# Hi :)



## ladire (Jul 27, 2010)

Hello fellow mantid lovers!  

I'm Wren from North Carolina, and I have four Chinese mantis friends. As a kid, I always LOVED finding mantises while playing in the woods. I would always carry them around with me all day, until it was time to come inside, and of course Mom would always make me set my mantis free!  I recently decided to rediscover my interest in these awesome critters!

I am so glad I found this place! I have been reading these forums for the past couple of weeks, trying to absorb as much as info as I can.

I look forward to learning more and getting to talk you all!

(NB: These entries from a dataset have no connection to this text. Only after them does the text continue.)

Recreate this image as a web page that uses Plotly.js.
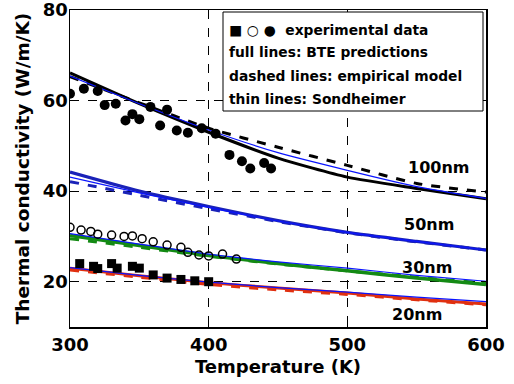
<!DOCTYPE html>
<html>
<head>
<meta charset="utf-8">
<script src="https://cdn.plot.ly/plotly-3.0.1.min.js"></script>
<style>html,body{margin:0;padding:0;background:#fff;}#chart{width:514px;height:384px;}</style>
</head>
<body>
<div id="chart"></div>
<script>
// Temperature grid for model curves (K)
const T_model = [300, 350, 400, 450, 500, 550, 600];

// 100 nm
const bte100  = [66.1, 59.3, 53.0, 47.3, 43.1, 40.6, 38.3];
const emp100  = [65.3, 59.5, 53.9, 49.7, 45.7, 41.7, 39.8];
const sond100 = [65.4, 59.3, 53.5, 48.5, 44.6, 41.0, 38.4];
// 50 nm
const bte50  = [44.2, 40.0, 36.6, 33.5, 30.9, 28.9, 27.0];
const emp50  = [42.1, 39.1, 36.1, 33.3, 30.8, 28.8, 27.0];
const sond50 = [43.1, 39.6, 36.4, 33.4, 30.9, 28.9, 27.0];
// 30 nm
const bte30  = [30.2, 28.0, 25.8, 24.0, 22.4, 20.8, 19.4];
const emp30  = [29.5, 27.6, 25.6, 23.9, 22.4, 21.0, 19.7];
const sond30 = [30.6, 28.3, 26.1, 24.4, 23.0, 21.4, 20.1];
// 20 nm
const bte20  = [23.0, 21.3, 19.8, 18.6, 17.5, 16.2, 15.1];
const emp20  = [22.6, 21.0, 19.4, 18.2, 17.2, 16.0, 14.9];
const sond20 = [23.1, 21.4, 19.9, 18.7, 17.7, 16.6, 15.6];

// Experimental data
const T_exp100 = [300, 310, 320, 325, 333, 340, 345, 350, 358, 365, 370, 377, 385, 395, 405, 415, 424, 430, 440, 445];
const k_exp100 = [61.5, 62.6, 62.1, 59.0, 59.3, 55.6, 57.0, 55.9, 58.6, 54.5, 58.0, 53.4, 52.9, 53.9, 52.7, 48.0, 46.6, 45.0, 46.2, 45.0];
const T_exp30 = [300, 308, 315, 320, 330, 339, 345, 352, 360, 370, 380, 385, 393, 400, 410, 420];
const k_exp30 = [32.0, 31.4, 31.1, 30.5, 30.3, 30.0, 30.1, 29.5, 28.8, 28.1, 27.6, 26.5, 25.9, 25.7, 26.1, 25.0];
const T_exp20 = [307, 317, 320, 330, 334, 345, 350, 360, 370, 380, 390, 400];
const k_exp20 = [24.0, 23.4, 22.9, 24.0, 23.0, 23.4, 23.0, 21.5, 20.8, 20.5, 20.2, 20.0];

const labels = ["100nm", "50nm", "30nm", "20nm"];
const legendLines = [
  "\u25A0 \u25CB \u25CF  experimental data",
  "full lines: BTE predictions",
  "dashed lines: empirical model",
  "thin lines: Sondheimer"
];

const BLACK = "#000000", BLUE = "#1a22b8", THIN = "#0a14ff", GREEN = "#148a14", RED = "#e03010";

function line(y, color, width, dash) {
  return {x: T_model, y: y, mode: "lines", line: {color: color, width: width, dash: dash || "solid", shape: "spline", smoothing: 0.6}, hoverinfo: "skip", showlegend: false};
}

const traces = [
  line(emp100, BLACK, 3, "dash"),
  line(bte100, BLACK, 3),
  line(sond100, THIN, 1.2),
  line(emp50, BLUE, 3, "dash"),
  line(bte50, BLUE, 3.2),
  line(sond50, THIN, 1.2),
  line(emp30, GREEN, 3, "dash"),
  line(bte30, GREEN, 3.5),
  line(sond30, THIN, 1.2),
  line(emp20, RED, 3, "dash"),
  line(bte20, RED, 3),
  line(sond20, THIN, 1.2),
  {x: T_exp100, y: k_exp100, mode: "markers", marker: {symbol: "circle", size: 10, color: BLACK}, showlegend: false},
  {x: T_exp30, y: k_exp30, mode: "markers", marker: {symbol: "circle-open", size: 8, color: BLACK, line: {width: 1.5, color: BLACK}}, showlegend: false},
  {x: T_exp20, y: k_exp20, mode: "markers", marker: {symbol: "square", size: 9, color: BLACK}, showlegend: false}
];

const FONT = "DejaVu Sans";
const ann = [];
const labPos = [[565.6, 45.3], [559.1, 32.7], [557.2, 23.1], [550.0, 12.8]];
labels.forEach((t, i) => ann.push({x: labPos[i][0], y: labPos[i][1], xref: "x", yref: "y", text: t, showarrow: false,
  font: {family: FONT, size: 16, color: "#000", weight: "bold"}, xanchor: "center", yanchor: "middle"}));
const legY = [0.938, 0.866, 0.793, 0.718];
legendLines.forEach((t, i) => ann.push({x: (227 - 70) / 416, y: legY[i], xref: "paper", yref: "paper", text: t, showarrow: false,
  font: {family: FONT, size: 13.8, color: "#000", weight: "bold"}, xanchor: "left", yanchor: "middle", align: "left"}));

const layout = {
  width: 514, height: 384,
  margin: {l: 70, r: 28, t: 10, b: 57, pad: 0},
  paper_bgcolor: "#fff", plot_bgcolor: "#fff",
  font: {family: FONT, color: "#000"},
  showlegend: false,
  xaxis: {
    range: [300, 600], tickvals: [300, 400, 500, 600], ticktext: ["300", "400", "500", "600"],
    showline: true, linecolor: "#000", linewidth: 1.5, mirror: "ticks",
    ticks: "inside", ticklen: 5, tickcolor: "#000",
    showgrid: true, gridcolor: "#000", gridwidth: 1, griddash: "dash",
    zeroline: false, ticklabelstandoff: 1, ticklabeloverflow: "allow",
    tickfont: {family: FONT, size: 18, weight: "bold", color: "#000"},
    title: {text: "Temperature (K)", font: {family: FONT, size: 18, weight: "bold", color: "#000"}, standoff: 6}
  },
  yaxis: {
    range: [10, 80], tickvals: [20, 40, 60, 80], ticktext: ["20", "40", "60", "80"],
    showline: true, linecolor: "#000", linewidth: 1.5, mirror: "ticks",
    ticks: "inside", ticklen: 5, tickcolor: "#000",
    showgrid: true, gridcolor: "#000", gridwidth: 1, griddash: "dash",
    zeroline: false, ticklabelstandoff: -3, ticklabeloverflow: "allow",
    tickfont: {family: FONT, size: 18, weight: "bold", color: "#000"},
    title: {text: "Thermal conductivity (W/m/K)", font: {family: FONT, size: 18.5, weight: "bold", color: "#000"}, standoff: 8}
  },
  shapes: [{type: "rect", xref: "paper", yref: "paper",
    x0: (223 - 70) / 416, x1: (483 - 70) / 416, y0: (327 - 111) / 317, y1: (327 - 12) / 317,
    line: {color: "#000", width: 1}, fillcolor: "#fff", layer: "above"}],
  annotations: ann
};

Plotly.newPlot("chart", traces, layout, {staticPlot: true, displayModeBar: false});
</script>
</body>
</html>
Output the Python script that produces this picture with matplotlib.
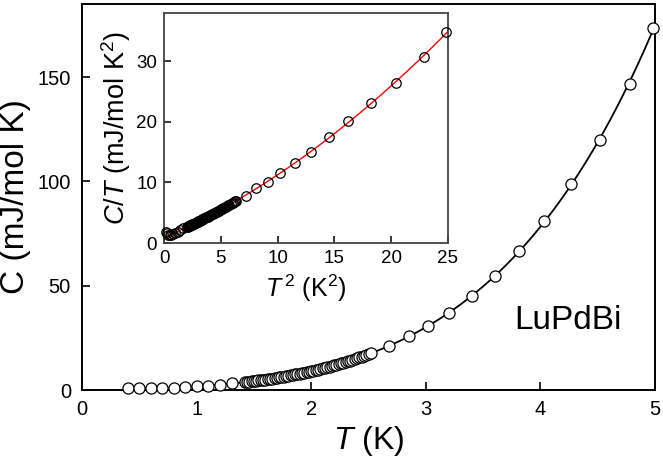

I leave you with a video I recently made starring one of my females (Oda Mae Brown is her name) enjoying a delicious katydid. (sorry for the poor quality, as it was recorded on my phone). I will have more pictures and hopefully high-def video soon!


----------



## guapoalto049 (Jul 27, 2010)

Welcome aboard!


----------



## kitkat39 (Jul 28, 2010)

Welcome! =) I could only WISH that I was able to find mantises outside like you were able to as a kid! My first mantis came to me through a tip from a friend that a local Nursery Store had them half a lifetime ago! =)


----------



## lancaster1313 (Jul 28, 2010)

Welcome :lol: I lived in Lake Toxaway, for a year as an adult. I have also lived in other parts of the Carolinas when young, I will have to say that in comparison to parts of S.Florida, I had the time of my life in the Carolinas, when it comes to nature and outdoor fun! This forum is definitely the place to be for mantid info.


----------



## Rick (Jul 28, 2010)

Welcome. Where in NC?


----------



## revmdn (Jul 28, 2010)

Welcome.


----------



## hibiscusmile (Jul 28, 2010)

Welcome and a big thumbs up!


----------



## ladire (Jul 28, 2010)

Thanks everyone!  

Rick, I'm in Charlotte.


----------



## LauraMG (Jul 28, 2010)

Welcome from Oklahoma! I love NC. I spent a lot of time there as a teenager. Amazingly gorgeous scenery!


----------